Painting in GIMP, the pen also occasionally stalled and refused to recognise commands for up to 20 seconds. Adding insult to injury, it would then enact every frantic tap I’d made trying to spur it back to life.
Thankfully, the improvements that Microsoft has made to the Pro 4’s Type Cover are more consistently impressive. Microsoft Type Cover keyboards have always been a sticking point for buyers – and for good reason. Past Surface Type Cover keyboards have suffered terrible travel, unresponsive keys and squished, unreactive trackpads.
The Surface Pro 4’s Type Cover fixes many of these issues. Keys are now separated, as they are on regular laptop keyboards. The backlit keys also have significantly better travel and have a clicky, reactive feel compared to Microsoft’s previous efforts.
The trackpad has been improved, too, albeit not to the same extent. It’s now bigger than the Surface Pro 3’s and feels slightly more reactive. Again, the improvements sound small, but they add up to make the Type Cover a key selling point for the Pro 4. All in all, it delivers a true laptop level typing experience.
My only issue with the keyboard is that, once again, Microsoft has chosen not to bundle it with the Surface Pro 4. Instead, you’ll have to shell out a whopping £110 extra to enjoy its benefits. Competing similarly priced convertibles – such as the Dell XPS 12, or HP Elite x2 – come with keyboards, and the Surface Pro 4 really should do too.
One thing to consider is that Microsoft has announced – and will soon launch – the Surface Pro 4 Type Cover with Fingerprint ID. Due to begin shipping on 15 March in the UK, it can be pre-ordered for £135. We’ll be sure to get one in for review when they’re available.

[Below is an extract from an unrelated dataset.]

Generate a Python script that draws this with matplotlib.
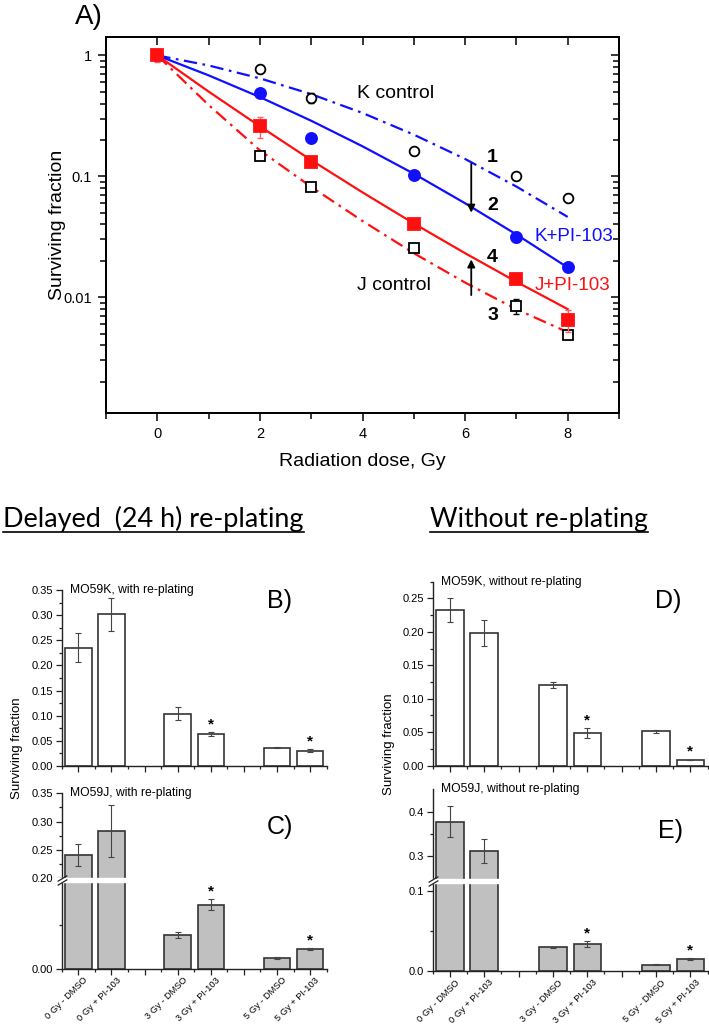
import numpy as np
import matplotlib
matplotlib.use("Agg")
import matplotlib.pyplot as plt
from matplotlib.ticker import FixedLocator, NullFormatter, FixedFormatter
from matplotlib.lines import Line2D
from matplotlib.transforms import ScaledTranslation, blended_transform_factory

plt.rcParams['font.family'] = ['Liberation Sans', 'DejaVu Sans']

# ---------------- data: panel A ----------------
dose_pts = [0, 2, 3, 5, 7, 8]
K_control = [1.0, 0.766, 0.447, 0.162, 0.1007, 0.0667]
K_control_err = [0.07, 0.0, 0.04, 0.0, 0.0, 0.004]
K_PI = [1.0, 0.49, 0.209, 0.103, 0.0315, 0.0176]
K_PI_err = [0.1, 0.0, 0.0, 0.0, 0.003, 0.0]
J_control = [1.0, 0.146, 0.0816, 0.0257, 0.0085, 0.0049]
J_control_err = [0.08, 0.0, 0.0, 0.0, 0.0012, 0.0003]
J_PI = [1.0, 0.259, 0.132, 0.0406, 0.014, 0.0065]
J_PI_err = [0.12, 0.05, 0.0, 0.0, 0.0012, 0.0014]

fit_dose = [0, 1, 2, 3, 4, 5, 6, 7, 8]
K_control_fit = [1, 0.826, 0.646, 0.478, 0.334, 0.221, 0.139, 0.0822, 0.0461]
K_PI_fit = [1, 0.684, 0.452, 0.288, 0.177, 0.105, 0.0598, 0.0330, 0.0176]
J_PI_fit = [1, 0.502, 0.259, 0.136, 0.0736, 0.0407, 0.0231, 0.0134, 0.00796]
J_control_fit = [1, 0.389, 0.164, 0.0817, 0.0427, 0.0231, 0.0132, 0.00794, 0.00513]

# ---------------- data: bar panels ----------------
bar_labels = ['0 Gy - DMSO', '0 Gy + PI-103', '3 Gy - DMSO', '3 Gy + PI-103',
              '5 Gy - DMSO', '5 Gy + PI-103']
bar_pos = [1, 2, 4, 5, 7, 8]
star_idx = [3, 5]
B_vals = [0.235, 0.302, 0.104, 0.063, 0.0365, 0.0305]
B_err = [0.029, 0.033, 0.0125, 0.004, 0.0015, 0.003]
C_vals = [0.241, 0.283, 0.0388, 0.0738, 0.0125, 0.0225]
C_err = [0.019, 0.046, 0.003, 0.006, 0.001, 0.0015]
D_vals = [0.233, 0.1985, 0.121, 0.0488, 0.0513, 0.0083]
D_err = [0.018, 0.019, 0.0045, 0.007, 0.0025, 0.0005]
E_vals = [0.378, 0.3125, 0.0293, 0.0334, 0.0078, 0.0151]
E_err = [0.034, 0.027, 0.0008, 0.0034, 0.0005, 0.0015]

W, H = 709, 1028
fig = plt.figure(figsize=(W / 100, H / 100), dpi=100)


def rect(l, t, r, b):
    return [l / W, 1 - b / H, (r - l) / W, (b - t) / H]


def fx(x):
    return x / W


def fy(y):
    return 1 - y / H

# ================= Panel A =================
axA = fig.add_axes(rect(106, 37, 619, 413))
axA.set_yscale('log')
axA.set_xlim(-1, 9)
axA.set_ylim(0.0011, 1.42)

blue = '#1010ff'
red = '#ff1010'
dashdot = (0, (6, 2.5, 1.2, 2.5))
axA.plot(fit_dose, K_control_fit, color=blue, lw=1.6, ls=dashdot, zorder=2)
axA.plot(fit_dose, K_PI_fit, color=blue, lw=1.6, zorder=2)
axA.plot(fit_dose, J_PI_fit, color=red, lw=1.6, zorder=2)
axA.plot(fit_dose, J_control_fit, color=red, lw=1.6, ls=dashdot, zorder=2)


def series(x, y, e, marker, ms, face, edge, ecol, z):
    x = np.asarray(x, float)
    y = np.asarray(y, float)
    e = np.asarray(e, float)
    m = e > 0
    axA.errorbar(x[m], y[m], yerr=e[m], fmt='none', ecolor=ecol, elinewidth=1,
                 capsize=2.5, capthick=1, zorder=z)
    axA.plot(x, y, ls='none', marker=marker, ms=ms, mfc=face, mec=edge, mew=1.3,
             zorder=z + 0.5)


series(dose_pts, K_control, K_control_err, 'o', 7, 'white', 'k', 'k', 4)
series(dose_pts, J_control, J_control_err, 's', 6.5, 'white', 'k', 'k', 4)
series(dose_pts, K_PI, K_PI_err, 'o', 8, blue, blue, blue, 5)
series(dose_pts, J_PI, J_PI_err, 's', 8, red, red, '#ff6060', 6)

axA.set_xticks([0, 2, 4, 6, 8])
axA.set_xticks([-1, 1, 3, 5, 7, 9], minor=True)
axA.set_yticks([0.01, 0.1, 1])
axA.set_yticklabels(['0.01', '0.1', '1'])
axA.yaxis.set_minor_formatter(NullFormatter())
axA.tick_params(axis='both', which='major', direction='out', length=6, width=1.1,
                labelsize=10.5, pad=4)
axA.tick_params(axis='both', which='minor', direction='out', length=4, width=1.1)
for s in axA.spines.values():
    s.set_linewidth(1.3)

axR = axA.twinx()
axR.set_yscale('log')
axR.set_ylim(axA.get_ylim())
axR.set_yticks([0.01, 0.1, 1])
axR.tick_params(axis='y', which='both', direction='in', labelright=False)
axR.tick_params(axis='y', which='major', length=6, width=1.1)
axR.tick_params(axis='y', which='minor', length=4, width=1.1)
axT = axA.twiny()
axT.set_xlim(axA.get_xlim())
axT.set_xticks([0, 2, 4, 6, 8])
axT.set_xticks([-1, 1, 3, 5, 7, 9], minor=True)
axT.tick_params(axis='x', which='both', direction='in', labeltop=False,
                length=6, width=1.1)
for a in (axR, axT):
    for s in a.spines.values():
        s.set_linewidth(1.3)

axA.text(3.89, 0.485, 'K control', fontsize=14, ha='left', va='center')
axA.text(3.89, 0.0126, 'J control', fontsize=14, ha='left', va='center')
axA.text(7.35, 0.0319, 'K+PI-103', fontsize=13.5, ha='left', va='center', color=blue)
axA.text(7.35, 0.0126, 'J+PI-103', fontsize=13.5, ha='left', va='center', color=red)
for lab, yy in (('1', 0.1435), ('2', 0.0576), ('4', 0.0213), ('3', 0.0071)):
    axA.text(6.43, yy, lab, fontsize=14, fontweight='bold', ha='left', va='center')
axA.annotate('', xy=(6.12, 0.05), xytext=(6.12, 0.127),
             arrowprops=dict(arrowstyle='-|>', color='k', lw=1.3,
                             mutation_scale=11, shrinkA=0, shrinkB=0), zorder=7)
axA.annotate('', xy=(6.12, 0.0205), xytext=(6.12, 0.0104),
             arrowprops=dict(arrowstyle='-|>', color='k', lw=1.3,
                             mutation_scale=11, shrinkA=0, shrinkB=0), zorder=7)

fig.text(fx(75), fy(17), 'A)', fontsize=20, ha='left', va='center')
fig.text(fx(57), fy(225), 'Surviving fraction', fontsize=14, rotation=90,
         ha='center', va='center')
fig.text(fx(362), fy(462), 'Radiation dose, Gy', fontsize=14, ha='center', va='center')

# ================= headings =================
renderer = fig.canvas.get_renderer()


def heading(txt, x0, target_w, base_y, ul_y):
    t = fig.text(fx(x0), fy(base_y), txt, fontsize=15, family=['Lato', 'DejaVu Sans'],
                 ha='left', va='baseline')
    bb = t.get_window_extent(renderer=renderer)
    t.set_fontsize(15 * target_w / bb.width)
    bb = t.get_window_extent(renderer=renderer)
    fig.add_artist(Line2D([bb.x0 / W, bb.x1 / W], [fy(ul_y), fy(ul_y)],
                          color='k', lw=1.2, transform=fig.transFigure))

heading('Delayed  (24 h) re-plating', 3, 301, 527, 532)
heading('Without re-plating', 430, 218, 527, 532)

# ================= bar panels =================


def make_scale(ys, ps):
    ys = np.asarray(ys, float)
    ps = np.asarray(ps, float)

    def fwd(v):
        return np.interp(v, ys, ps)

    def inv(v):
        return np.interp(v, ps, ys)
    return fwd, inv


def bar_panel(rc, vals, errs, fill, ylim, major, majlab, minor, label, plabel,
              plabel_xy, show_xlabels, brk=None, scale=None):
    ax = fig.add_axes(rc)
    if scale is not None:
        ax.set_yscale('function', functions=scale)
    ax.bar(bar_pos, vals, width=0.8, color=fill, edgecolor='#333333', lw=1.2, zorder=2)
    ax.errorbar(bar_pos, vals, yerr=errs, fmt='none', ecolor='#444444', elinewidth=0.8,
                capsize=2.5, capthick=0.8, zorder=3)
    for i in star_idx:
        ax.annotate('*', xy=(bar_pos[i], vals[i] + errs[i]), xytext=(0, 0.5),
                    textcoords='offset points', ha='center', va='bottom',
                    fontsize=11, fontweight='bold', zorder=4)
    ax.set_xlim(0.5, 8.5)
    ax.set_ylim(*ylim)
    for s in ('top', 'right'):
        ax.spines[s].set_visible(False)
    for s in ('left', 'bottom'):
        ax.spines[s].set_linewidth(1.0)
        ax.spines[s].set_color('#222222')
    ax.yaxis.set_major_locator(FixedLocator(major))
    ax.yaxis.set_major_formatter(FixedFormatter(majlab))
    ax.yaxis.set_minor_locator(FixedLocator(minor))
    ax.yaxis.set_minor_formatter(NullFormatter())
    ax.xaxis.set_major_locator(FixedLocator(list(range(1, 9))))
    ax.xaxis.set_minor_locator(FixedLocator([0.5 + k for k in range(9)]))
    ax.tick_params(axis='both', which='major', direction='out', length=4, width=0.9,
                   labelsize=8, pad=2, color='#222222')
    ax.tick_params(axis='both', which='minor', direction='out', length=2.5, width=0.9,
                   color='#222222')
    if show_xlabels:
        labs = []
        for k in range(1, 9):
            if k in bar_pos:
                labs.append(bar_labels[bar_pos.index(k)])
            else:
                labs.append('')
        ax.xaxis.set_major_formatter(FixedFormatter(labs))
        off = ScaledTranslation(8 / 100, -2 / 100, fig.dpi_scale_trans)
        for tl in ax.get_xticklabels():
            tl.set_rotation(45)
            tl.set_ha('right')
            tl.set_va('center')
            tl.set_rotation_mode('anchor')
            tl.set_fontsize(6.7)
            tl.set_transform(tl.get_transform() + off)
    else:
        ax.xaxis.set_major_formatter(NullFormatter())
    ax.text(0.03, 1.0, label, transform=ax.transAxes, fontsize=8.7, ha='left',
            va='center')
    fig.text(fx(plabel_xy[0]), fy(plabel_xy[1]), plabel, fontsize=18, ha='left',
             va='center')
    if brk is not None:
        lo, hi = brk
        ax.axhspan(lo, hi, xmin=-0.03, xmax=1, color='white', zorder=5, clip_on=False)
        tr = blended_transform_factory(ax.transAxes, ax.transData)
        for yv in (lo, hi):
            ax.plot([0], [yv], transform=tr, marker=[(-1, -0.6), (1, 0.6)], ms=7,
                    mew=0.9, color='#222222', clip_on=False, zorder=6)
    return ax


bar_panel(rect(61.7, 590, 326.7, 766), B_vals, B_err, 'white', (0, 0.35),
          [0, 0.05, 0.1, 0.15, 0.2, 0.25, 0.3, 0.35],
          ['0.00', '0.05', '0.10', '0.15', '0.20', '0.25', '0.30', '0.35'],
          [0.025, 0.075, 0.125, 0.175, 0.225, 0.275, 0.325],
          'MO59K, with re-plating', 'B)', (267, 601), False)

C_scale = make_scale([-10, 0, 0.1, 0.2, 10],
                     [-8680, 0, 86.8, 90.4, 90.4 + 9.8 * 566])
bar_panel(rect(61.7, 793.3, 326.7, 968.7), C_vals, C_err, '#c0c0c0', (0, 0.35),
          [0, 0.2, 0.25, 0.3, 0.35], ['0.00', '0.20', '0.25', '0.30', '0.35'],
          [0.05, 0.225, 0.275, 0.325],
          'MO59J, with re-plating', 'C)', (267, 827), True, brk=(0.1, 0.2),
          scale=C_scale)

bar_panel(rect(432.7, 581.7, 707.5, 765.5), D_vals, D_err, 'white', (0, 0.275),
          [0, 0.05, 0.1, 0.15, 0.2, 0.25],
          ['0.00', '0.05', '0.10', '0.15', '0.20', '0.25'],
          [0.025, 0.075, 0.125, 0.175, 0.225, 0.275],
          'MO59K, without re-plating', 'D)', (655, 601), False)

E_scale = make_scale([-10, 0, 0.11, 0.25, 10],
                     [-8200, 0, 90.2, 94.2, 94.2 + 9.75 * 457])
bar_panel(rect(432.7, 789.3, 707.5, 971), E_vals, E_err, '#c0c0c0', (0, 0.45),
          [0, 0.1, 0.3, 0.4], ['0.0', '0.1', '0.3', '0.4'], [0.05, 0.35],
          'MO59J, without re-plating', 'E)', (658, 831), True, brk=(0.11, 0.25),
          scale=E_scale)

fig.text(fx(17), fy(748), 'Surviving fraction', fontsize=9.5, rotation=90,
         ha='center', va='center')
fig.text(fx(389), fy(744), 'Surviving fraction', fontsize=9.5, rotation=90,
         ha='center', va='center')

fig.savefig('out.png', dpi=100)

Microsoft Surface Pro 4 – Display
The Surface Pro 4 comes loaded with a 12.3-inch PixelSense display. For general consumers, the display is excellent. The screen’s 2,736 x 1,824 resolution and 267 pixel-per-inch density ensures text and icons consistently look sharp.
To the naked eye, colours and brightness levels are also excellent. Blacks are deep, whites look clean, and I didn’t notice any backlight bleed on the Surface Pro 4. Testing the screen with a colorimeter, my opening impressions rang true.
Microsoft quotes the Surface Pro 4 screen as covering 100% of the sRGB colour spectrum – the colour space most displays are calibrated to. In reality, my review unit’s screen covered 96.2% of the sRGB spectrum – still pretty impressive. The screen ran in with a decent, but slightly warm 6,946K colour temperature – 6,500K is the ideal.
The Surface Pro 4’s screen also features a stellar 0.67 Delta E average. For non techies, Delta E measures the distance between colours; any score floating around or below 1.0 is excellent.
Designers, once again, will be disappointed. The Surface Pro 4’s screen covers only 68.3% of the Adobe RGB colour space. The Adobe RGB is the colour standard used by many creative professionals for digital photography and design work. By common laptop and tablet standards 68.3% is pretty standard, but I’d expect any serious design tool to cover at least 90% of the spectrum.
Microsoft Surface Pro 4 – Software
Microsoft’s use of a completely untouched version of Windows for its Surface tablet Is a constant draw for the series. Competing products from Asus, Acer, Dell and HP almost always come loaded with some form of bloatware. Software included with the Surface range, by comparison, is completely untouched and comes out of the box exactly as Microsoft intended.
The trend continues on the Surface Pro 4, which comes running Microsoft’s latest Windows 10 Pro operating system.